Leserbrief › 1898 zu Ausgabe › 371 08.05.06
Friedensarbeit
Hallo,
ein Aufsatz, den sich jeder Reiter einmal durchlesen sollte. Hervorragend!
Ich selber habe eine Stute, die ihre Herde mit Leichtigkeit führt und wir haben damit seit Jahren hervorragende Erfahrungen gemacht.
Hinzufügen möchte ich auch noch, dass wir in den meisten Reitställen in Deutschland noch Lichtjahre von einem wirklichen Miteinander zwischen Pferd und Mensch entfernt sind. Erst in jüngster Zeit ist mir das wieder bewußt geworden, als ich mich wegen eines Pferdekaufs in einem sog. Reitstall aufhielt, in dem die Pferde in Einzelhaft, vergittert, ohne Tageslicht resigniert vor sich hinvegetierten. Solange es noch Menschen gibt, die diese Käfighaltung akzeptieren und ihre "Böcke" - denn anders wurden die Pferde dort nicht genannt - einmal am Tag, für eine Stunde, versuchen zu "dominieren", bzw. die aufgestaute Energie und den Frust, den die Pferde in ihrer Einzelhaft tagsüber erlitten haben, in produktive Arbeit umzuwandeln. Ich halte diese Zustände für tierschutzrelevant - wobei der Tierschutz nichts dagegen unternehmen kann.
Wieso ist diesen Pferdehaltern immer noch nicht klar, was sie mit der Psyche und der Physis Ihrer Pferde anstellen? Mir war nach diesem "Reitstallerlebnis" wiedereinmal klar, warum ich mich vor Jahren (Jahrzehnten) dazu entschlossen habe, meine Pferde artgerecht zu halten und sie Pferd sein zu lassen. Meine Pferde bedanken sich auf ihre Art und Weise, sind zufrieden, sind gesund, arbeiten mit, sind aufmerksam und zeigen allen Beteiligten Pferdeleuten, was es heißt, Pferd zu sein.

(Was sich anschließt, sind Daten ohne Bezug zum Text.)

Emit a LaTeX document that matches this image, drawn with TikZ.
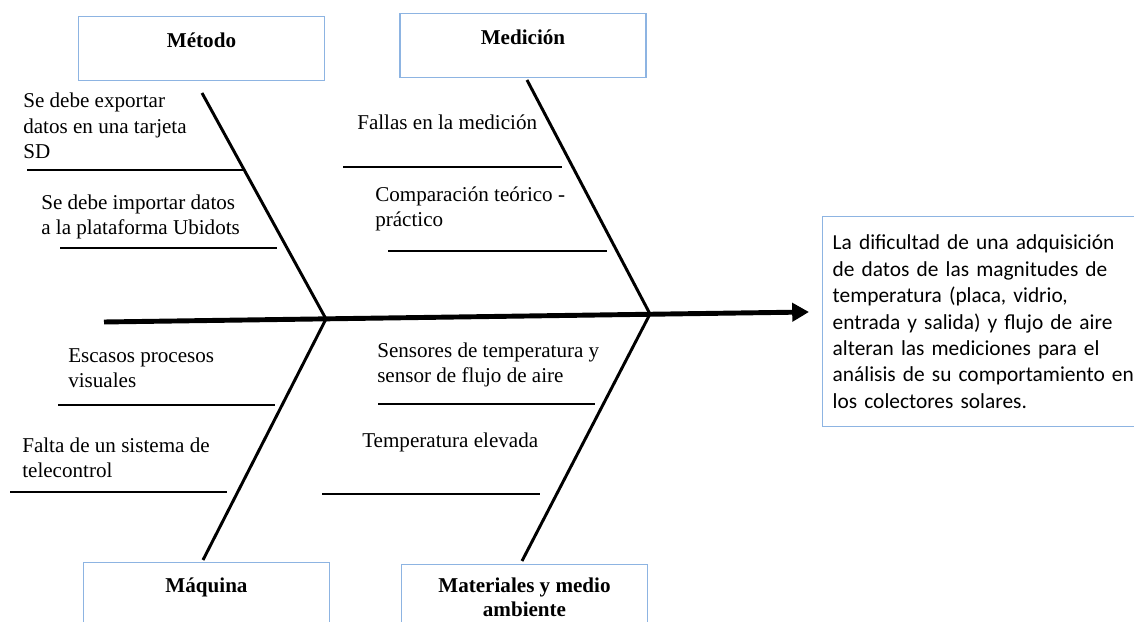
\documentclass[tikz,border=0pt]{standalone}
\usepackage{fontspec}
\setmainfont{Liberation Serif}
\newfontfamily\calibrifont[WordSpace=0.85]{Carlito}
\usetikzlibrary{arrows.meta}
\definecolor{boxblue}{RGB}{141,180,226}
\begin{document}
\begin{tikzpicture}[x=0.025cm, y=-0.025cm,
    cause/.style={anchor=base west, inner sep=0, align=left, font=\fontsize{15}{18.2}\selectfont},
    catbox/.style={draw=boxblue, line width=1pt, minimum width=6.15cm, inner sep=0, align=center,
      font=\fontsize{15}{17.5}\selectfont\bfseries},
    spine/.style={line width=3.5pt, -{Triangle[length=0.42cm, width=0.45cm]}},
    bone/.style={line width=2.1pt},
    rib/.style={line width=1.9pt}]
    \useasboundingbox (0,0) rectangle (1134,622);
    % categories
    \node[catbox, anchor=north, text height=0.78cm, text depth=0.82cm] (metodo) at (201.5,16) {Método};
    \node[catbox, anchor=north, text height=0.78cm, text depth=0.82cm] (medicion) at (523,13) {Medición};
    \node[catbox, anchor=north, text height=0.75cm, text depth=2cm] (maquina) at (206.5,562) {Máquina};
    \node[catbox, anchor=north, text height=1.3cm, text depth=2cm] (materiales) at (524.5,564) {Materiales y medio\\ambiente};
    % effect
    \node[draw=boxblue, line width=1pt, anchor=north west, text width=9cm, inner xsep=0.25cm, inner ysep=0,
      minimum height=5.25cm, align=left, font=\calibrifont\fontsize{15.2}{18.8}\selectfont] (efecto) at (822,216)
      {La dificultad de una adquisición\\de datos de las magnitudes de\\temperatura (placa, vidrio,\\entrada y salida) y flujo de aire\\alteran las mediciones para el\\análisis de su comportamiento en\\los colectores solares.};
    % spine and bones
    \coordinate (tail) at (104,322);
    \coordinate (head) at (809,312);
    \coordinate (j1) at (326,319);
    \coordinate (j2) at (650,314);
    \coordinate (b1) at (202,93);
    \coordinate (b2) at (527,80);
    \coordinate (b3) at (203,560);
    \coordinate (b4) at (522,561);
    \draw[spine] (tail) -- (head);
    \draw[bone] (b1) -- (j1) -- (b3);
    \draw[bone] (b2) -- (j2) -- (b4);
    % ribs
    \draw[rib] (27,170) -- (243,170);
    \draw[rib] (60,248) -- (277,248);
    \draw[rib] (343,167) -- (562,167);
    \draw[rib] (388,251) -- (607,251);
    \draw[rib] (58,405) -- (275,405);
    \draw[rib] (10,492) -- (227,492);
    \draw[rib] (378,404) -- (595,404);
    \draw[rib] (322,494) -- (540,494);
    % causes (base = last line)
    \node[cause] (c1) at (23,159) {Se debe exportar\\datos en una tarjeta\\SD};
    \node[cause] (c2) at (41,235) {Se debe importar datos\\a la plataforma Ubidots};
    \node[cause] (c3) at (357,130) {Fallas en la medición};
    \node[cause] (c4) at (375,227) {Comparación teórico -\\práctico};
    \node[cause] (c5) at (68,388) {Escasos procesos\\visuales};
    \node[cause] (c6) at (22,478) {Falta de un sistema de\\telecontrol};
    \node[cause] (c7) at (377,383) {Sensores de temperatura y\\sensor de flujo de aire};
    \node[cause] (c8) at (362,448) {Temperatura elevada};
\end{tikzpicture}
\end{document}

In der Tat arbeite auch ich mit so wenig Berührungen wie möglich, lasse die Pferde kommen, sehe, was sie "anzubieten" haben. Fördere die Pferde nach ihrem Fassungsvermögen und überfordere sie nicht. Wir sind an dem Punkt, an dem die Leichtigkeit Einzug gehalten hat. Auch ohne das Lesen vieler mehr oder weniger "schlauer" Bücher. Wenn wir uns auf unser Gefühl zurückbesinnen, wenn wir nicht mit "Mutterinstinkten" an die Pferde herangehen, sie nicht mißbrauchen als Kind-oder Partnerersatz, entsteht eine wirklich hervorragende Bindung zwischen Mensch und Pferd - wobei ich immer wieder sehe, dass die Pferde nur zu uns kommen, weil sie freundlich sein wollen und nicht, weil sie uns als "Leittiere brauchen". Bisher ist mir zumindst selten ein Pferd aufgefallen, dass ein solches Verhalten "provoziert". Ich denke, die regeln das schon sehr gut unter sich und wir Menschen würden uns wünschen, in der Rangordnung über dem Pferd oder gleichgestellt zu sein. Nein. Ich denke, das Pferd handelt aus Neugier und freundlicher uns-Zugewandheit. Mehr nicht. Das ist auch gut so, denn trotzdem können wir -auch wenn die Pferde in ihrem natürlichen Umfeld gehalten werden, so wie meine kleine Herde - eine sehr enge Bindung aufbauen, enger sogar, als in einer Pflichtgemeinschaft zwischen Boxenpferd und Reiter, denn als Menschen kann man diese Spezies nicht bezeichnen.
Vielen Dank nochmal für diesen sehr schönen Beitrag!